→ **What you are asked to do**
Can you copy out the data exactly? Leave the images out.

→ **Source material**
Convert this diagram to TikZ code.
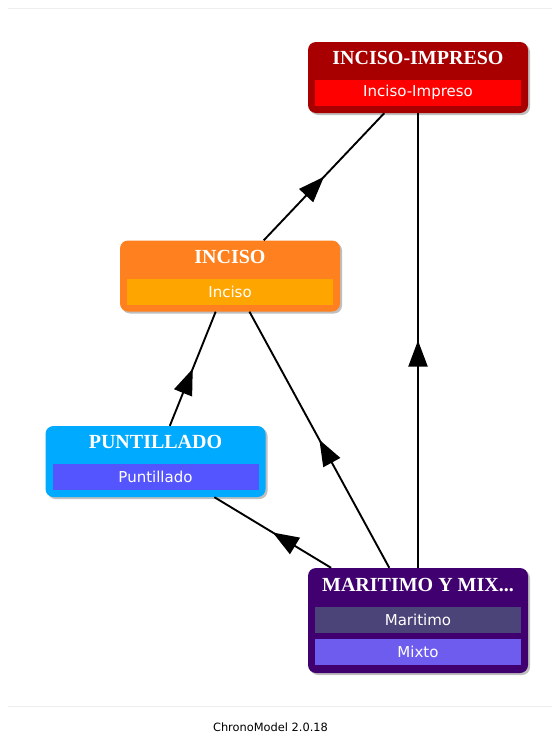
\documentclass[tikz,border=0pt]{standalone}
\usepackage{fontspec}
\setmainfont{Liberation Serif}
\newfontfamily\barfont{DejaVu Sans}
\usetikzlibrary{arrows.meta,decorations.markings,shadows,positioning}

\definecolor{impdark}{HTML}{A80000}
\definecolor{impbar}{HTML}{FF0000}
\definecolor{incdark}{HTML}{FF801E}
\definecolor{incbar}{HTML}{FFA500}
\definecolor{pundark}{HTML}{00AAFF}
\definecolor{punbar}{HTML}{5555FF}
\definecolor{mardark}{HTML}{40006F}
\definecolor{marbara}{HTML}{4A4478}
\definecolor{marbarb}{HTML}{6E5CEE}
\definecolor{rule}{HTML}{EEEEEE}

\begin{document}
\begin{tikzpicture}[x=1pt,y=-1pt,
    box/.style={rounded corners=8pt, inner sep=0pt, minimum width=220pt, minimum height=71pt,
      drop shadow={shadow xshift=2pt, shadow yshift=-2pt, opacity=0.5}},
    ttl/.style={inner sep=0pt, text=white, font=\bfseries\fontsize{20}{24}\selectfont},
    bar/.style={inner sep=0pt, minimum width=206pt, minimum height=26pt, text=white,
      font=\barfont\fontsize{15}{18}\selectfont},
    link/.style={line width=1.9pt, postaction={decorate},
      decoration={markings, mark=at position 0.5 with {\arrow{Triangle[length=26pt,width=19pt]}}}}]

    % Page and rules
    \useasboundingbox[fill=white] (0,0) rectangle (552,736);
    \draw[rule, line width=1pt] (8,8) -- (552,8);
    \draw[rule, line width=1pt] (8,706) -- (552,706);

    % Groups
    \node[box, fill=impdark] (imp) at (418,77.5) {};
    \node[box, fill=incdark] (inc) at (230,276) {};
    \node[box, fill=pundark] (pun) at (155.5,461.5) {};
    \node[box, fill=mardark, minimum height=105pt] (mar) at (418,620.5) {};

    % Titles
    \node[ttl] (imp-t) at ([yshift=-16pt]imp.north) {INCISO-IMPRESO};
    \node[ttl] (inc-t) at ([yshift=-17pt]inc.north) {INCISO};
    \node[ttl] (pun-t) at ([yshift=-16pt]pun.north) {PUNTILLADO};
    \node[ttl] (mar-t) at ([yshift=-17pt]mar.north) {MARITIMO Y MIX...};

    % Phases
    \node[bar, fill=impbar] (imp-a) at ([yshift=-51pt]imp.north) {Inciso-Impreso};
    \node[bar, fill=incbar] (inc-a) at ([yshift=-52pt]inc.north) {Inciso};
    \node[bar, fill=punbar] (pun-a) at ([yshift=-51pt]pun.north) {Puntillado};
    \node[bar, fill=marbara] (mar-a) at ([yshift=-52pt]mar.north) {Maritimo};
    \node[bar, fill=marbarb, below=6pt of mar-a] (mar-b) {Mixto};

    % Relations
    \draw[link] (inc) -- (imp);
    \draw[link] (pun) -- (inc);
    \draw[link] (mar) -- (pun);
    \draw[link] (mar) -- (inc);
    \draw[link] (mar) -- (imp);

    % Footer
    \node[font=\barfont\fontsize{11.4}{14}\selectfont] (foot) at (270.5,727) {ChronoModel 2.0.18};

\end{tikzpicture}
\end{document}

→ **The reply**
Convert this diagram to TikZ code.
\documentclass[tikz,border=0pt]{standalone}
\usepackage{fontspec}
\setmainfont{Liberation Serif}
\newfontfamily\barfont{DejaVu Sans}
\usetikzlibrary{arrows.meta,decorations.markings,shadows,positioning}

\definecolor{impdark}{HTML}{A80000}
\definecolor{impbar}{HTML}{FF0000}
\definecolor{incdark}{HTML}{FF801E}
\definecolor{incbar}{HTML}{FFA500}
\definecolor{pundark}{HTML}{00AAFF}
\definecolor{punbar}{HTML}{5555FF}
\definecolor{mardark}{HTML}{40006F}
\definecolor{marbara}{HTML}{4A4478}
\definecolor{marbarb}{HTML}{6E5CEE}
\definecolor{rule}{HTML}{EEEEEE}

\begin{document}
\begin{tikzpicture}[x=1pt,y=-1pt,
    box/.style={rounded corners=8pt, inner sep=0pt, minimum width=220pt, minimum height=71pt,
      drop shadow={shadow xshift=2pt, shadow yshift=-2pt, opacity=0.5}},
    ttl/.style={inner sep=0pt, text=white, font=\bfseries\fontsize{20}{24}\selectfont},
    bar/.style={inner sep=0pt, minimum width=206pt, minimum height=26pt, text=white,
      font=\barfont\fontsize{15}{18}\selectfont},
    link/.style={line width=1.9pt, postaction={decorate},
      decoration={markings, mark=at position 0.5 with {\arrow{Triangle[length=26pt,width=19pt]}}}}]

    % Page and rules
    \useasboundingbox[fill=white] (0,0) rectangle (552,736);
    \draw[rule, line width=1pt] (8,8) -- (552,8);
    \draw[rule, line width=1pt] (8,706) -- (552,706);

    % Groups
    \node[box, fill=impdark] (imp) at (418,77.5) {};
    \node[box, fill=incdark] (inc) at (230,276) {};
    \node[box, fill=pundark] (pun) at (155.5,461.5) {};
    \node[box, fill=mardark, minimum height=105pt] (mar) at (418,620.5) {};

    % Titles
    \node[ttl] (imp-t) at ([yshift=-16pt]imp.north) {INCISO-IMPRESO};
    \node[ttl] (inc-t) at ([yshift=-17pt]inc.north) {INCISO};
    \node[ttl] (pun-t) at ([yshift=-16pt]pun.north) {PUNTILLADO};
    \node[ttl] (mar-t) at ([yshift=-17pt]mar.north) {MARITIMO Y MIX...};

    % Phases
    \node[bar, fill=impbar] (imp-a) at ([yshift=-51pt]imp.north) {Inciso-Impreso};
    \node[bar, fill=incbar] (inc-a) at ([yshift=-52pt]inc.north) {Inciso};
    \node[bar, fill=punbar] (pun-a) at ([yshift=-51pt]pun.north) {Puntillado};
    \node[bar, fill=marbara] (mar-a) at ([yshift=-52pt]mar.north) {Maritimo};
    \node[bar, fill=marbarb, below=6pt of mar-a] (mar-b) {Mixto};

    % Relations
    \draw[link] (inc) -- (imp);
    \draw[link] (pun) -- (inc);
    \draw[link] (mar) -- (pun);
    \draw[link] (mar) -- (inc);
    \draw[link] (mar) -- (imp);

    % Footer
    \node[font=\barfont\fontsize{11.4}{14}\selectfont] (foot) at (270.5,727) {ChronoModel 2.0.18};

\end{tikzpicture}
\end{document}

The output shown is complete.